# [What is asked]
Reproduce every entry below precisely; do not include the pictures.

[Charts and diagrams as code]
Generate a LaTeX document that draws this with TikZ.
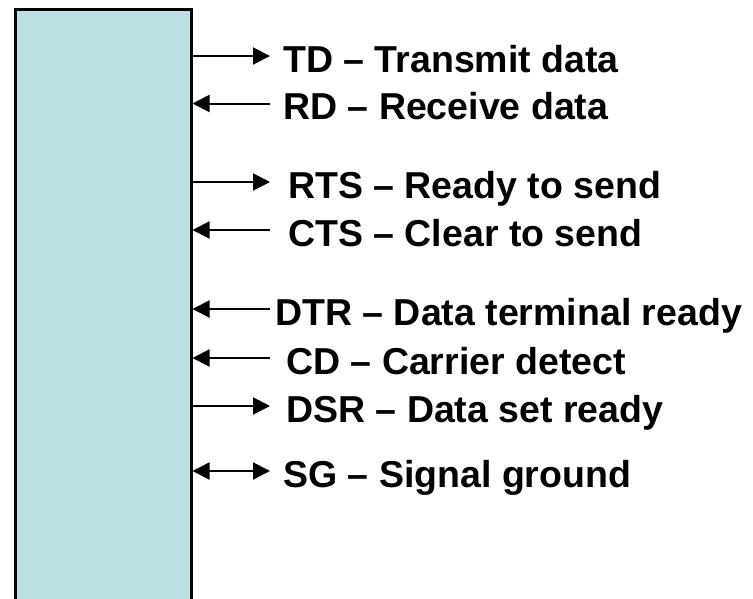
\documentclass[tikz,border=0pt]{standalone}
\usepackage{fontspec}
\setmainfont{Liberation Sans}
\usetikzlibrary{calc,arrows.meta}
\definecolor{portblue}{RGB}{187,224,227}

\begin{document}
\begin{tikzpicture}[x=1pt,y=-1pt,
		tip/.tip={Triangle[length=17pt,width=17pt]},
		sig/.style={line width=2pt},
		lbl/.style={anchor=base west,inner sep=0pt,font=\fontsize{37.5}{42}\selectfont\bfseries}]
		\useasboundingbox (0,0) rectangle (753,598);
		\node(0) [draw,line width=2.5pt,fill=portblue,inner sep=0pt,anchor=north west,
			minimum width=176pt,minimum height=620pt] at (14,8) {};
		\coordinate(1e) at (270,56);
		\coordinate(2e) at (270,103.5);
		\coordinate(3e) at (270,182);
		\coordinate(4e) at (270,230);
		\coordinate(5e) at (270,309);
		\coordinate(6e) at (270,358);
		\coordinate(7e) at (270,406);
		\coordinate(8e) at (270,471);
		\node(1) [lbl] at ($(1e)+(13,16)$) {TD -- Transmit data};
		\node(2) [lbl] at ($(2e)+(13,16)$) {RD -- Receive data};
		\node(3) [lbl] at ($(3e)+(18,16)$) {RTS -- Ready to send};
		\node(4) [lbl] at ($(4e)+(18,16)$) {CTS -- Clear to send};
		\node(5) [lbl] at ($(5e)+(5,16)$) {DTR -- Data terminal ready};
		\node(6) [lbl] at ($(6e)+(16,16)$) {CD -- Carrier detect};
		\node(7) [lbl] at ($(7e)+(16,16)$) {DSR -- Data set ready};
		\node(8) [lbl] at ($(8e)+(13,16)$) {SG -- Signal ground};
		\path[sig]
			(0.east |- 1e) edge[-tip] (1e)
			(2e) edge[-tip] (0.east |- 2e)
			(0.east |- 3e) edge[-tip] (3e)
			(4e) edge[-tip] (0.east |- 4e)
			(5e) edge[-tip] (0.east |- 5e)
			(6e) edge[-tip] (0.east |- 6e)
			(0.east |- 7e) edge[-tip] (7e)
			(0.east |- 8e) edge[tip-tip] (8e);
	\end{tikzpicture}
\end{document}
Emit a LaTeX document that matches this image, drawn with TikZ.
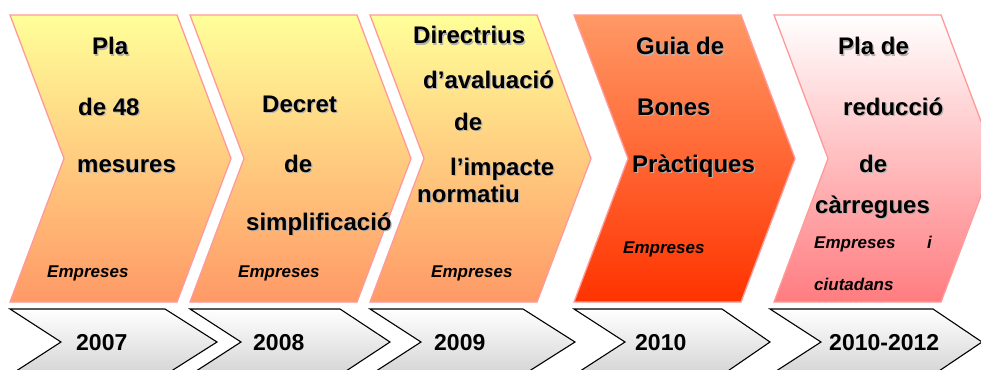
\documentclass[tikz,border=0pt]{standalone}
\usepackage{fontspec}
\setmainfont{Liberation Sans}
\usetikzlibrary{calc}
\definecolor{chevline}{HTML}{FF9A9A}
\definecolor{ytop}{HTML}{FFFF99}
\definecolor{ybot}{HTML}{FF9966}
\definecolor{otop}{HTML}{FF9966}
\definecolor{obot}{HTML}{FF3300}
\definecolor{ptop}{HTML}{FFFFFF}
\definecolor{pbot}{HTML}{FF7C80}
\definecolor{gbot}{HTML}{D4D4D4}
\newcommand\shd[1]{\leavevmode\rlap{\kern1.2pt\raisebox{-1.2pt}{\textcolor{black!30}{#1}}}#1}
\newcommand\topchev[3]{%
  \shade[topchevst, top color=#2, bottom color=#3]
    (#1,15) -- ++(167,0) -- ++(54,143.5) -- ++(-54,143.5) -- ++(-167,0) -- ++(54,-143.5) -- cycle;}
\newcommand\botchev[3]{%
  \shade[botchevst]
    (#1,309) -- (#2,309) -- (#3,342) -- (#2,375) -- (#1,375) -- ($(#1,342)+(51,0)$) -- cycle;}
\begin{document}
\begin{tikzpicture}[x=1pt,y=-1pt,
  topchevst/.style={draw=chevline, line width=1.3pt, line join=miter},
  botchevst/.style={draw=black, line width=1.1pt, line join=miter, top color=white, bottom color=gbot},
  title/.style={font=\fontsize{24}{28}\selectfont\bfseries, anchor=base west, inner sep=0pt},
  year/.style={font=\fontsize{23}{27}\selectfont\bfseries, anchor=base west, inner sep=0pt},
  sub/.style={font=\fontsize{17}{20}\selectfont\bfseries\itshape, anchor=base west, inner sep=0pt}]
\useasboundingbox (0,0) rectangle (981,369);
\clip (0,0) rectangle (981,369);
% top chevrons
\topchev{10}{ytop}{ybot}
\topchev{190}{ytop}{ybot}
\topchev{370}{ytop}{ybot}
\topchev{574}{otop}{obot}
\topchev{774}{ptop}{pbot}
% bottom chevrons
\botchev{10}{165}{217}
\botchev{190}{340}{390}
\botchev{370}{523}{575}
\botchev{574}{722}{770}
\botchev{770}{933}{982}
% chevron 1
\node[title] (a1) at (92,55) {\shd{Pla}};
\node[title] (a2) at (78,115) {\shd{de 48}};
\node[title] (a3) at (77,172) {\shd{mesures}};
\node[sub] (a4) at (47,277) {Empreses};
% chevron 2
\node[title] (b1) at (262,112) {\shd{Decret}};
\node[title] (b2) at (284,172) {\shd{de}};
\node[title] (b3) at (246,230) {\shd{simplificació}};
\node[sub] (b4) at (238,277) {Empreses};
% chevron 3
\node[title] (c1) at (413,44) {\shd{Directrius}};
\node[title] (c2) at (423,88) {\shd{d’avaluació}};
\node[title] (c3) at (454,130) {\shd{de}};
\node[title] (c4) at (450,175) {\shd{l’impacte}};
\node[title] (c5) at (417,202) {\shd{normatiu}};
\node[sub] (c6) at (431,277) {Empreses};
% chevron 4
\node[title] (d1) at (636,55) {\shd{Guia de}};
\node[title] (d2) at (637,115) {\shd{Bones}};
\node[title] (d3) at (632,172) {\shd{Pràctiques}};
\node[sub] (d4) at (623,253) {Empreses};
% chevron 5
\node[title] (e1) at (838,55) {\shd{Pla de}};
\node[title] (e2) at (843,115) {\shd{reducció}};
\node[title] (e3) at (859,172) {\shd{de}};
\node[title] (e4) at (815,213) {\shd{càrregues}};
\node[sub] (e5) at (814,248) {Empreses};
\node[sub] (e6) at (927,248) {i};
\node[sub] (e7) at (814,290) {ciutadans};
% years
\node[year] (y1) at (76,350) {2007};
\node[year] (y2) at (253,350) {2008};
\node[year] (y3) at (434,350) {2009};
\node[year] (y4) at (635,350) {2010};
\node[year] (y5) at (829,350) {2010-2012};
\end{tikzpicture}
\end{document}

# [Answer for the task]
Generate a LaTeX document that draws this with TikZ.
\documentclass[tikz,border=0pt]{standalone}
\usepackage{fontspec}
\setmainfont{Liberation Sans}
\usetikzlibrary{calc,arrows.meta}
\definecolor{portblue}{RGB}{187,224,227}

\begin{document}
\begin{tikzpicture}[x=1pt,y=-1pt,
		tip/.tip={Triangle[length=17pt,width=17pt]},
		sig/.style={line width=2pt},
		lbl/.style={anchor=base west,inner sep=0pt,font=\fontsize{37.5}{42}\selectfont\bfseries}]
		\useasboundingbox (0,0) rectangle (753,598);
		\node(0) [draw,line width=2.5pt,fill=portblue,inner sep=0pt,anchor=north west,
			minimum width=176pt,minimum height=620pt] at (14,8) {};
		\coordinate(1e) at (270,56);
		\coordinate(2e) at (270,103.5);
		\coordinate(3e) at (270,182);
		\coordinate(4e) at (270,230);
		\coordinate(5e) at (270,309);
		\coordinate(6e) at (270,358);
		\coordinate(7e) at (270,406);
		\coordinate(8e) at (270,471);
		\node(1) [lbl] at ($(1e)+(13,16)$) {TD -- Transmit data};
		\node(2) [lbl] at ($(2e)+(13,16)$) {RD -- Receive data};
		\node(3) [lbl] at ($(3e)+(18,16)$) {RTS -- Ready to send};
		\node(4) [lbl] at ($(4e)+(18,16)$) {CTS -- Clear to send};
		\node(5) [lbl] at ($(5e)+(5,16)$) {DTR -- Data terminal ready};
		\node(6) [lbl] at ($(6e)+(16,16)$) {CD -- Carrier detect};
		\node(7) [lbl] at ($(7e)+(16,16)$) {DSR -- Data set ready};
		\node(8) [lbl] at ($(8e)+(13,16)$) {SG -- Signal ground};
		\path[sig]
			(0.east |- 1e) edge[-tip] (1e)
			(2e) edge[-tip] (0.east |- 2e)
			(0.east |- 3e) edge[-tip] (3e)
			(4e) edge[-tip] (0.east |- 4e)
			(5e) edge[-tip] (0.east |- 5e)
			(6e) edge[-tip] (0.east |- 6e)
			(0.east |- 7e) edge[-tip] (7e)
			(0.east |- 8e) edge[tip-tip] (8e);
	\end{tikzpicture}
\end{document}
Emit a LaTeX document that matches this image, drawn with TikZ.
\documentclass[tikz,border=0pt]{standalone}
\usepackage{fontspec}
\setmainfont{Liberation Sans}
\usetikzlibrary{calc}
\definecolor{chevline}{HTML}{FF9A9A}
\definecolor{ytop}{HTML}{FFFF99}
\definecolor{ybot}{HTML}{FF9966}
\definecolor{otop}{HTML}{FF9966}
\definecolor{obot}{HTML}{FF3300}
\definecolor{ptop}{HTML}{FFFFFF}
\definecolor{pbot}{HTML}{FF7C80}
\definecolor{gbot}{HTML}{D4D4D4}
\newcommand\shd[1]{\leavevmode\rlap{\kern1.2pt\raisebox{-1.2pt}{\textcolor{black!30}{#1}}}#1}
\newcommand\topchev[3]{%
  \shade[topchevst, top color=#2, bottom color=#3]
    (#1,15) -- ++(167,0) -- ++(54,143.5) -- ++(-54,143.5) -- ++(-167,0) -- ++(54,-143.5) -- cycle;}
\newcommand\botchev[3]{%
  \shade[botchevst]
    (#1,309) -- (#2,309) -- (#3,342) -- (#2,375) -- (#1,375) -- ($(#1,342)+(51,0)$) -- cycle;}
\begin{document}
\begin{tikzpicture}[x=1pt,y=-1pt,
  topchevst/.style={draw=chevline, line width=1.3pt, line join=miter},
  botchevst/.style={draw=black, line width=1.1pt, line join=miter, top color=white, bottom color=gbot},
  title/.style={font=\fontsize{24}{28}\selectfont\bfseries, anchor=base west, inner sep=0pt},
  year/.style={font=\fontsize{23}{27}\selectfont\bfseries, anchor=base west, inner sep=0pt},
  sub/.style={font=\fontsize{17}{20}\selectfont\bfseries\itshape, anchor=base west, inner sep=0pt}]
\useasboundingbox (0,0) rectangle (981,369);
\clip (0,0) rectangle (981,369);
% top chevrons
\topchev{10}{ytop}{ybot}
\topchev{190}{ytop}{ybot}
\topchev{370}{ytop}{ybot}
\topchev{574}{otop}{obot}
\topchev{774}{ptop}{pbot}
% bottom chevrons
\botchev{10}{165}{217}
\botchev{190}{340}{390}
\botchev{370}{523}{575}
\botchev{574}{722}{770}
\botchev{770}{933}{982}
% chevron 1
\node[title] (a1) at (92,55) {\shd{Pla}};
\node[title] (a2) at (78,115) {\shd{de 48}};
\node[title] (a3) at (77,172) {\shd{mesures}};
\node[sub] (a4) at (47,277) {Empreses};
% chevron 2
\node[title] (b1) at (262,112) {\shd{Decret}};
\node[title] (b2) at (284,172) {\shd{de}};
\node[title] (b3) at (246,230) {\shd{simplificació}};
\node[sub] (b4) at (238,277) {Empreses};
% chevron 3
\node[title] (c1) at (413,44) {\shd{Directrius}};
\node[title] (c2) at (423,88) {\shd{d’avaluació}};
\node[title] (c3) at (454,130) {\shd{de}};
\node[title] (c4) at (450,175) {\shd{l’impacte}};
\node[title] (c5) at (417,202) {\shd{normatiu}};
\node[sub] (c6) at (431,277) {Empreses};
% chevron 4
\node[title] (d1) at (636,55) {\shd{Guia de}};
\node[title] (d2) at (637,115) {\shd{Bones}};
\node[title] (d3) at (632,172) {\shd{Pràctiques}};
\node[sub] (d4) at (623,253) {Empreses};
% chevron 5
\node[title] (e1) at (838,55) {\shd{Pla de}};
\node[title] (e2) at (843,115) {\shd{reducció}};
\node[title] (e3) at (859,172) {\shd{de}};
\node[title] (e4) at (815,213) {\shd{càrregues}};
\node[sub] (e5) at (814,248) {Empreses};
\node[sub] (e6) at (927,248) {i};
\node[sub] (e7) at (814,290) {ciutadans};
% years
\node[year] (y1) at (76,350) {2007};
\node[year] (y2) at (253,350) {2008};
\node[year] (y3) at (434,350) {2009};
\node[year] (y4) at (635,350) {2010};
\node[year] (y5) at (829,350) {2010-2012};
\end{tikzpicture}
\end{document}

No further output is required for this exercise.